** BEGIN Input records **
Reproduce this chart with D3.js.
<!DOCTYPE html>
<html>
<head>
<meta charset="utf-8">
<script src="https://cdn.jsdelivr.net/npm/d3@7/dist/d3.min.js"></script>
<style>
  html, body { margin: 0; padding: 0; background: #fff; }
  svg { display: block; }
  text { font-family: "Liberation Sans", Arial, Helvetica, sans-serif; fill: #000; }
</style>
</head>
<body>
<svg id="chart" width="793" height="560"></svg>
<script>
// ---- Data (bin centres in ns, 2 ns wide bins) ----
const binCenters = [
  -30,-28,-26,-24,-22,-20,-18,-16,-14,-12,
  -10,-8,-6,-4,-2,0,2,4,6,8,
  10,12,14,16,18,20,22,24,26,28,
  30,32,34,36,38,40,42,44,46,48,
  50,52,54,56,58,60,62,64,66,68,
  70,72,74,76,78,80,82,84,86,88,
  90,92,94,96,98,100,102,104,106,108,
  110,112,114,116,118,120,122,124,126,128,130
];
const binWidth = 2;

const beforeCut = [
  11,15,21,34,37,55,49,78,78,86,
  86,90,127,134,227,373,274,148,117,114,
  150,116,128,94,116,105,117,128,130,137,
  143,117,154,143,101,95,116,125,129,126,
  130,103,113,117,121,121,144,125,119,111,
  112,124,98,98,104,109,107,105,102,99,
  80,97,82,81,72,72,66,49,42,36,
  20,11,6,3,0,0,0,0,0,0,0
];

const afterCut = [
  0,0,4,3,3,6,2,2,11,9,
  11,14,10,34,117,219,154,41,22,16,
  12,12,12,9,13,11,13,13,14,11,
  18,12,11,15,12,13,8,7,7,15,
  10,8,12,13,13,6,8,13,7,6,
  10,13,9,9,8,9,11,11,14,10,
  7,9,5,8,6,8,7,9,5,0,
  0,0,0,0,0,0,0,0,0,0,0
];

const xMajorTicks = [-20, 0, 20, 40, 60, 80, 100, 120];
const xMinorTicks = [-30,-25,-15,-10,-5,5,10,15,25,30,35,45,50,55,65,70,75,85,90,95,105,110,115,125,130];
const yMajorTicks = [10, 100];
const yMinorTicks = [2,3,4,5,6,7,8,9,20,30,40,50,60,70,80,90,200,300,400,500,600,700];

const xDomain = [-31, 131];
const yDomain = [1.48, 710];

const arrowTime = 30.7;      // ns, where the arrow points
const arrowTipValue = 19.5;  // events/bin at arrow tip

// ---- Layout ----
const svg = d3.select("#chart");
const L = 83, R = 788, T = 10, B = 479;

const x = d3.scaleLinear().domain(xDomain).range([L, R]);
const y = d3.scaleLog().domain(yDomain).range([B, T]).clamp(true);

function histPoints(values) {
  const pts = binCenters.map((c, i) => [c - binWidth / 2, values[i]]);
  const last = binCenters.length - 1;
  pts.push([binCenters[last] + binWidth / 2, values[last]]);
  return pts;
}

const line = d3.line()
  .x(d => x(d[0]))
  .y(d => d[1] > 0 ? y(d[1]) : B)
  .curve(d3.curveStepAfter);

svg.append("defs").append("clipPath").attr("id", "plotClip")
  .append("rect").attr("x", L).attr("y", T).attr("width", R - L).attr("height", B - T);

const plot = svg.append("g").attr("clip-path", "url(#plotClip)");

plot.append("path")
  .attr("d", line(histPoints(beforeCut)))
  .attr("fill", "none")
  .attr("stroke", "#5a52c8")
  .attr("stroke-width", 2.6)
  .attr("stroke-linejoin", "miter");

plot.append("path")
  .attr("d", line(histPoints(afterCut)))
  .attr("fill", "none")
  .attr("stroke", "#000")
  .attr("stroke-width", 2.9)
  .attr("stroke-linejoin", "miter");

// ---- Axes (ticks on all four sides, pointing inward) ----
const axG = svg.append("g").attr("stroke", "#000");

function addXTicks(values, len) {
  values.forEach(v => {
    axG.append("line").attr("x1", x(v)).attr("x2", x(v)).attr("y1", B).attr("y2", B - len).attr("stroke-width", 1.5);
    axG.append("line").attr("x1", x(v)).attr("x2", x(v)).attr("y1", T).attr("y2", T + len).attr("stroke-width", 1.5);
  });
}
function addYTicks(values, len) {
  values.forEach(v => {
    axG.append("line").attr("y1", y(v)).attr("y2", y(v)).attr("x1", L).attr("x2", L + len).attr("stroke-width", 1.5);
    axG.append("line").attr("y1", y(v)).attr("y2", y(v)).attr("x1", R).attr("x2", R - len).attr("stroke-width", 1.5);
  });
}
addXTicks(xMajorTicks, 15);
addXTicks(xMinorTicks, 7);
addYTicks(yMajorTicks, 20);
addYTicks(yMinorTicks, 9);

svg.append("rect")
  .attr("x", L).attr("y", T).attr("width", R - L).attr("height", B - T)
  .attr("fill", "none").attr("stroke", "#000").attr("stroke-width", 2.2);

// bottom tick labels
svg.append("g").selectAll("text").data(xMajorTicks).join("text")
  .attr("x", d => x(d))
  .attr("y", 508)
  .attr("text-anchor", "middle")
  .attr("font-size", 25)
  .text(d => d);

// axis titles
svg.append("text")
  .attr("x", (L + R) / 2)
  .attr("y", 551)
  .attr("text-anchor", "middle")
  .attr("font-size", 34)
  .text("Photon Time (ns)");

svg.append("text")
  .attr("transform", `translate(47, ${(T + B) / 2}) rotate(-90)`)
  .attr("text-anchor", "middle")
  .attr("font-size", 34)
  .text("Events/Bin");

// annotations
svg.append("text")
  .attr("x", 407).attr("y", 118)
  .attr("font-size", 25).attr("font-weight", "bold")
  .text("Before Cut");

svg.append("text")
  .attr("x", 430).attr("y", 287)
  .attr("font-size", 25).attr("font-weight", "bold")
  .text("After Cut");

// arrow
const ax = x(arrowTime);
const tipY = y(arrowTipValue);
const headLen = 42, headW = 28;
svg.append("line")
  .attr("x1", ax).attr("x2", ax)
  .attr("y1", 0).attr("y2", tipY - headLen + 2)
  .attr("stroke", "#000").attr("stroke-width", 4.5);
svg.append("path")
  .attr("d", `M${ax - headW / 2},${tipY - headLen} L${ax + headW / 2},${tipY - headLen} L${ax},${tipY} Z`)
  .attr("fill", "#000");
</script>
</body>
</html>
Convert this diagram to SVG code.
** END Input records **
** BEGIN Input records **
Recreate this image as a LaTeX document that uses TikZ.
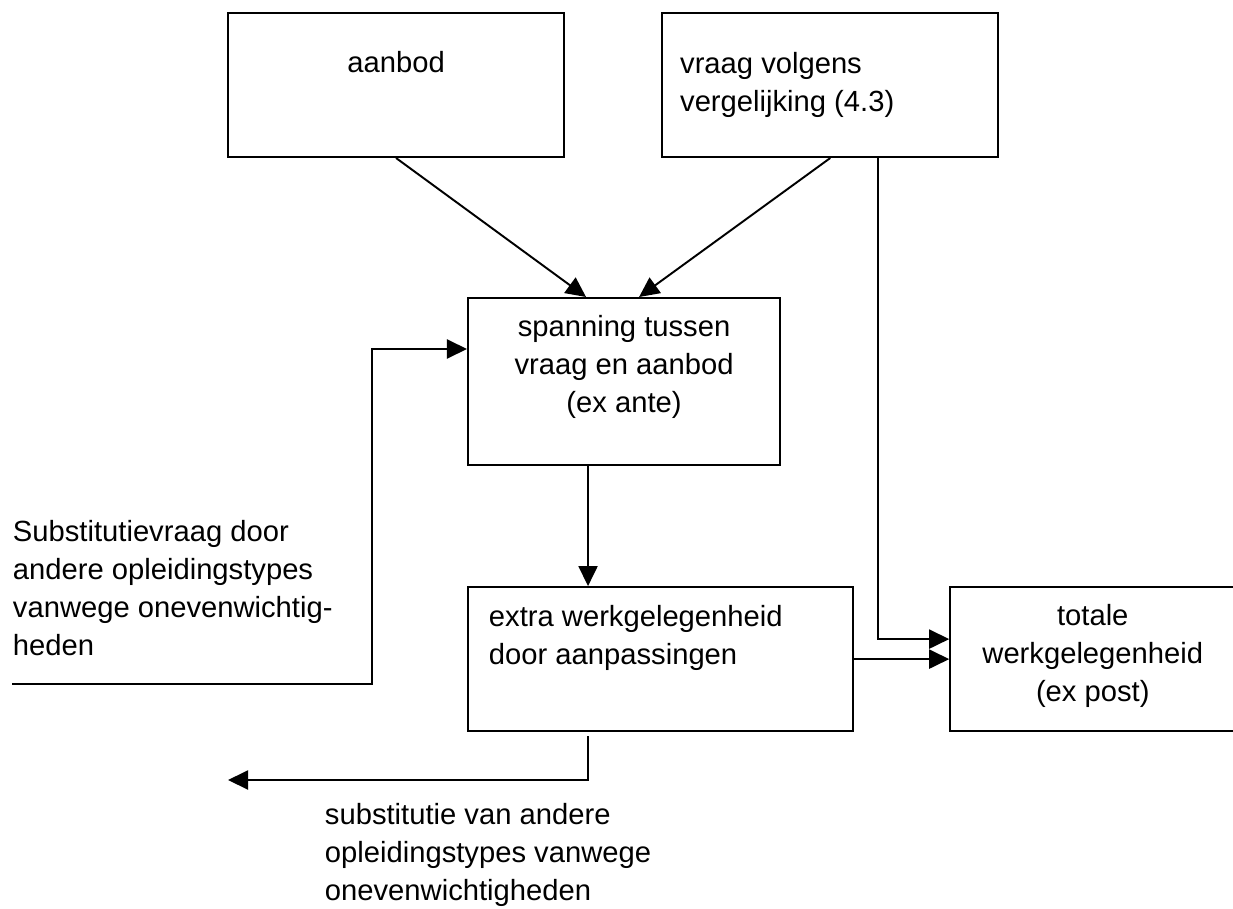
** END Input records **
** BEGIN Input records **
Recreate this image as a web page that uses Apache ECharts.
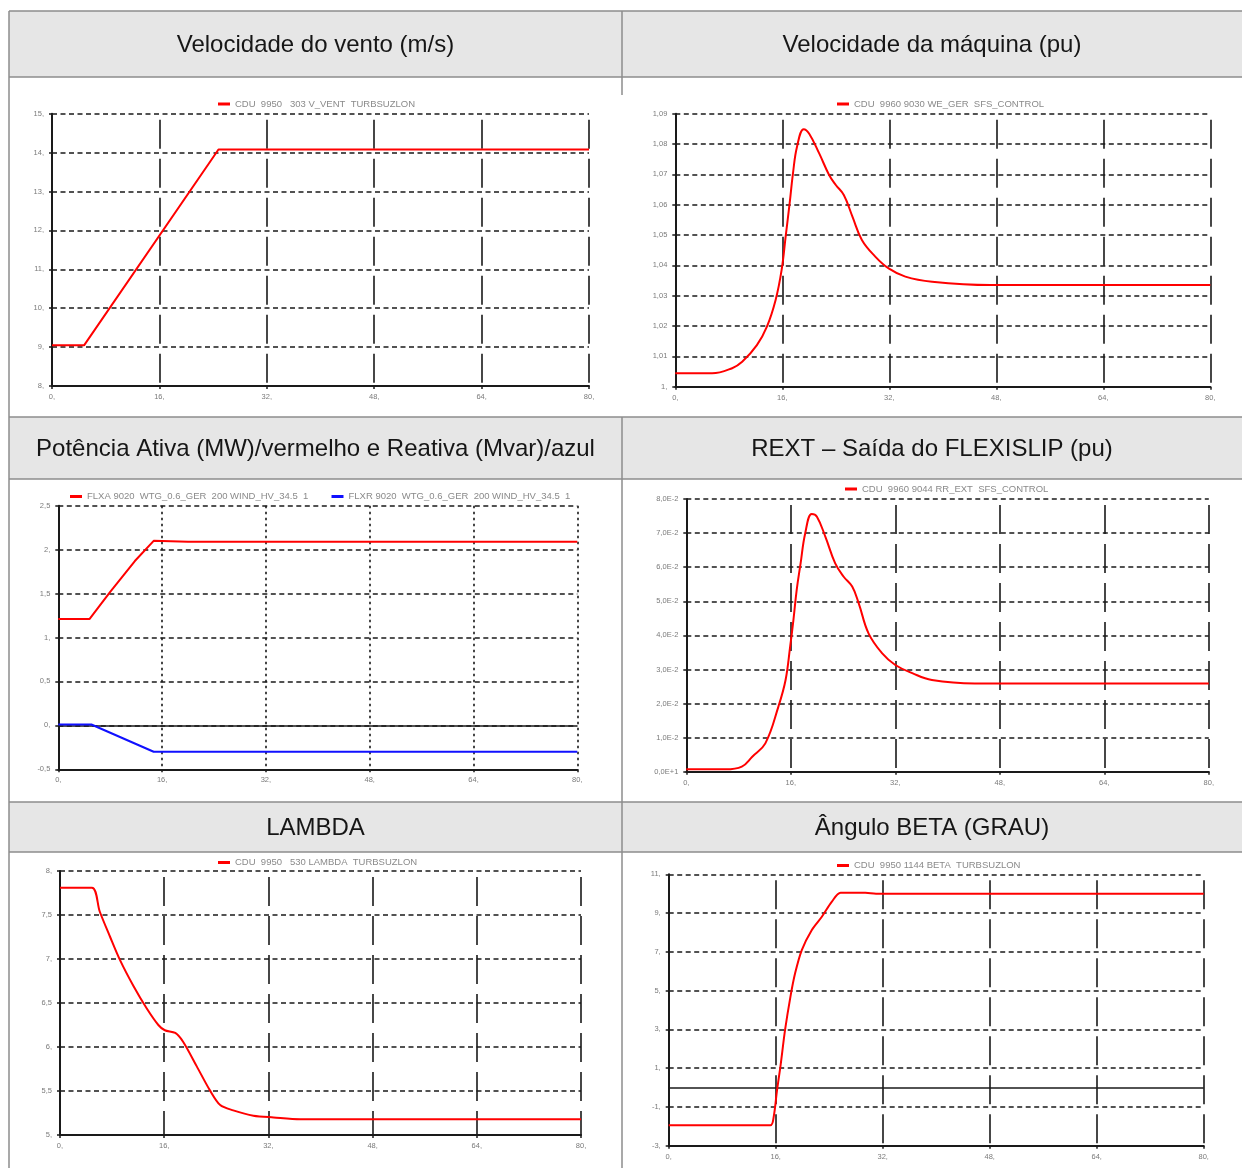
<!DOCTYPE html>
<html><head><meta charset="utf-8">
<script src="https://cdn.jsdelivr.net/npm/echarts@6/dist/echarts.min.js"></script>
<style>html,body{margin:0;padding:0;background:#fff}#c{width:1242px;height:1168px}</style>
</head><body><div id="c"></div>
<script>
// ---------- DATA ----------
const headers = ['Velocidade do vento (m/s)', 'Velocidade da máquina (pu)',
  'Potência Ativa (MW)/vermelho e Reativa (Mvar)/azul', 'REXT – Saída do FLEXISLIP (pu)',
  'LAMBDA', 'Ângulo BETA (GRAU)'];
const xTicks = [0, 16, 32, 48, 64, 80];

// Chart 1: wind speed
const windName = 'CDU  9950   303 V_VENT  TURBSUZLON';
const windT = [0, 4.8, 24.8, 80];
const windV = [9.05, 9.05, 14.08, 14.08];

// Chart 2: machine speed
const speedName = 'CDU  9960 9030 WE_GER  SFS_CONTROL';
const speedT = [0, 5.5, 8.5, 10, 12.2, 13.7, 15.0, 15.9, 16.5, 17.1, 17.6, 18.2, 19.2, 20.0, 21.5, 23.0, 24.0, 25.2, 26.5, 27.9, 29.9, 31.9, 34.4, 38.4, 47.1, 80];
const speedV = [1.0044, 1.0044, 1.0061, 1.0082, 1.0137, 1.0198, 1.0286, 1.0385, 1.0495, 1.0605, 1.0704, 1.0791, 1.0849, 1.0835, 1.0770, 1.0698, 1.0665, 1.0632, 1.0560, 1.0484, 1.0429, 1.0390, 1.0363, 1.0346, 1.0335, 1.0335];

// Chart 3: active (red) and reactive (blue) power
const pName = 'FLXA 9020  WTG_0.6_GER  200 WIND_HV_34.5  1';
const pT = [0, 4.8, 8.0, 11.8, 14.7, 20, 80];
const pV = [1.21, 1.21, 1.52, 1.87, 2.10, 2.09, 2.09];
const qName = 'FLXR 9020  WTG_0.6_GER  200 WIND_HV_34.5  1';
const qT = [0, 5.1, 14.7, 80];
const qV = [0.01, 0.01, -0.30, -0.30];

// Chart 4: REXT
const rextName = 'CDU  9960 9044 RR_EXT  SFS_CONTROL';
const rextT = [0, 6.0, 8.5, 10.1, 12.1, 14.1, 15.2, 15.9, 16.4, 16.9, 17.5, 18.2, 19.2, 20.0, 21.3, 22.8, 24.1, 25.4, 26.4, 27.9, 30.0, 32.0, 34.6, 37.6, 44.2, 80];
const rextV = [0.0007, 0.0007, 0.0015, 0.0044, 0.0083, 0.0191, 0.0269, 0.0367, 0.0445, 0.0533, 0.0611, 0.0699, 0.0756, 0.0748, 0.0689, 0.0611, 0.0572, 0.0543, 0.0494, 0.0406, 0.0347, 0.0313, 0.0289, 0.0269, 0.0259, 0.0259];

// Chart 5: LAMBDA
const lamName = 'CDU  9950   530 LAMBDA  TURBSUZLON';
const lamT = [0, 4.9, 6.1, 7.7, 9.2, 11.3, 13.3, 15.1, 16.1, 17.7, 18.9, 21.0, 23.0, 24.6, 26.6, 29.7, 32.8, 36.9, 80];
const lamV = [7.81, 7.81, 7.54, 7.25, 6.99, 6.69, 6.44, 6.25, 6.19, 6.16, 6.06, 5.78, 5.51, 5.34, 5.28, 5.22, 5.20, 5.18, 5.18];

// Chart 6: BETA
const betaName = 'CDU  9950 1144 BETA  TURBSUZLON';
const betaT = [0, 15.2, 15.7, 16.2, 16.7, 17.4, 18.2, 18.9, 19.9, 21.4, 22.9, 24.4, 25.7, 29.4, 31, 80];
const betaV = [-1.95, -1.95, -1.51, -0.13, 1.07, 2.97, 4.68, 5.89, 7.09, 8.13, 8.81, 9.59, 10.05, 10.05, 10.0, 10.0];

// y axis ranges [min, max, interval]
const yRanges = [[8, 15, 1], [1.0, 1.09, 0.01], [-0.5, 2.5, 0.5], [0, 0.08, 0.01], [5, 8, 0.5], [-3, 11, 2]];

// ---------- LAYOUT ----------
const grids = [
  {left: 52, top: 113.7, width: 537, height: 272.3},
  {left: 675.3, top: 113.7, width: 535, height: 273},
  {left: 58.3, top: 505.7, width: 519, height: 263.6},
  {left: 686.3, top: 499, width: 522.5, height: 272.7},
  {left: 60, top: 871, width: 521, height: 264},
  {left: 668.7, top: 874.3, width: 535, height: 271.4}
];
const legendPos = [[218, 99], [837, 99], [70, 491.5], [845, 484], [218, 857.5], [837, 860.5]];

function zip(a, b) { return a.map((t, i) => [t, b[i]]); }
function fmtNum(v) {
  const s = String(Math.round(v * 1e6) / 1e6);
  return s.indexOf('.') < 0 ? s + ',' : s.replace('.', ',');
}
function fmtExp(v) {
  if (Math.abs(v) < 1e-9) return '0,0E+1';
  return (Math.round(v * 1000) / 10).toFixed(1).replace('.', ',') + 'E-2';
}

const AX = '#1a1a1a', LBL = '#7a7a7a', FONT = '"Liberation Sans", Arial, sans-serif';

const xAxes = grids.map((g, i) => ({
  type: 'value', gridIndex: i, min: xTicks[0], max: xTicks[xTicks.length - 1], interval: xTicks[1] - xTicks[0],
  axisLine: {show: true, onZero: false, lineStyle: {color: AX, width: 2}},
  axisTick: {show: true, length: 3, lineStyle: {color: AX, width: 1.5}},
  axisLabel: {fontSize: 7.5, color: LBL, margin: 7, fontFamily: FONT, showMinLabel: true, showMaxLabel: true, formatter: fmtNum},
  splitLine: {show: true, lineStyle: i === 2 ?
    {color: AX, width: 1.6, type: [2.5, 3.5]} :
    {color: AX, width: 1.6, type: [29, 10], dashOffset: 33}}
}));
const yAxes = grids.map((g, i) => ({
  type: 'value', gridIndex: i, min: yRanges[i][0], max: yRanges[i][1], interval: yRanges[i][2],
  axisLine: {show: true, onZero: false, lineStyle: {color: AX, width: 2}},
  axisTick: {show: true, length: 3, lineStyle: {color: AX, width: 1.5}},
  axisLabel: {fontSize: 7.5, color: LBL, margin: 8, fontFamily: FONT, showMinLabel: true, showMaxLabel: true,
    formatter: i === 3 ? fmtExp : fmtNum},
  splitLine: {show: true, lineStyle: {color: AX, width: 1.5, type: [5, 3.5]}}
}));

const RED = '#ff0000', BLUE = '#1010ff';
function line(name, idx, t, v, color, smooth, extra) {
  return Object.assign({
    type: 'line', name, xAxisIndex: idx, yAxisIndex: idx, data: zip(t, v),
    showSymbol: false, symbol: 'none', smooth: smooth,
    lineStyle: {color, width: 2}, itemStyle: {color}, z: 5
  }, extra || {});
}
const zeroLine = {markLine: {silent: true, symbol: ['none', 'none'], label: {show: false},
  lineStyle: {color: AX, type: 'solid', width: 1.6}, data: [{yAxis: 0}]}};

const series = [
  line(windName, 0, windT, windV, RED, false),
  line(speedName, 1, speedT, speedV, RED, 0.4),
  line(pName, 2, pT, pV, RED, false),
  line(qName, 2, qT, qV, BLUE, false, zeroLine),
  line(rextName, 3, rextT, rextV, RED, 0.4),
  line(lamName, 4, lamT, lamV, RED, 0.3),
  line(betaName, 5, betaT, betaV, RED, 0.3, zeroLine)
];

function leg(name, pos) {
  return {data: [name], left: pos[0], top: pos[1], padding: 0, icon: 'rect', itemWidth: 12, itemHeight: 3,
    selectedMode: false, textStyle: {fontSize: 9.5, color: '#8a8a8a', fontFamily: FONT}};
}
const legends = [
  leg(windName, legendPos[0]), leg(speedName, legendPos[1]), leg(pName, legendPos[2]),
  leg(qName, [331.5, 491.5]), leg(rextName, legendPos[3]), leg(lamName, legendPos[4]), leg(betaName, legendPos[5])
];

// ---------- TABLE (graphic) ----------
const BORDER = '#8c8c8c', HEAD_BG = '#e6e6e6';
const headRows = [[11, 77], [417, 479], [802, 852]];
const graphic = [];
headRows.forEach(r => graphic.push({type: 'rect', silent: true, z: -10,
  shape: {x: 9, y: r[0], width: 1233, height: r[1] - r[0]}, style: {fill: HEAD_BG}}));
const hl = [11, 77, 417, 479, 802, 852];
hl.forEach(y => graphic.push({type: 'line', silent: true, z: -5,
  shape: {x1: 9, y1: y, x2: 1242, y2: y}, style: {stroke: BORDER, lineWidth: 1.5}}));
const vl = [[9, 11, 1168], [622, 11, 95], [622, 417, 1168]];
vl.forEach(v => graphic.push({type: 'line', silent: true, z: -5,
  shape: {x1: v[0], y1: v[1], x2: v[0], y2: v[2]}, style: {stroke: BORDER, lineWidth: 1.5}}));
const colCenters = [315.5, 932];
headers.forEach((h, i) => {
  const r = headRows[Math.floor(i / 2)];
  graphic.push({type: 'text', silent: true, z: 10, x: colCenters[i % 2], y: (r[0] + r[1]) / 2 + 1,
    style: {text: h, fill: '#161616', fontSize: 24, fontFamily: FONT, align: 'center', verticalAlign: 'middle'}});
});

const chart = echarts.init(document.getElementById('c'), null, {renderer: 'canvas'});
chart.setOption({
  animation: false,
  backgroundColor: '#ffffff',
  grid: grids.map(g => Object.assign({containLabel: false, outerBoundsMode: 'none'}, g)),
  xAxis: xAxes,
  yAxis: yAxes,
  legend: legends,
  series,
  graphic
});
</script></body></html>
** END Input records **
Exactly how many lines contain "image"? State the number and nothing else.

2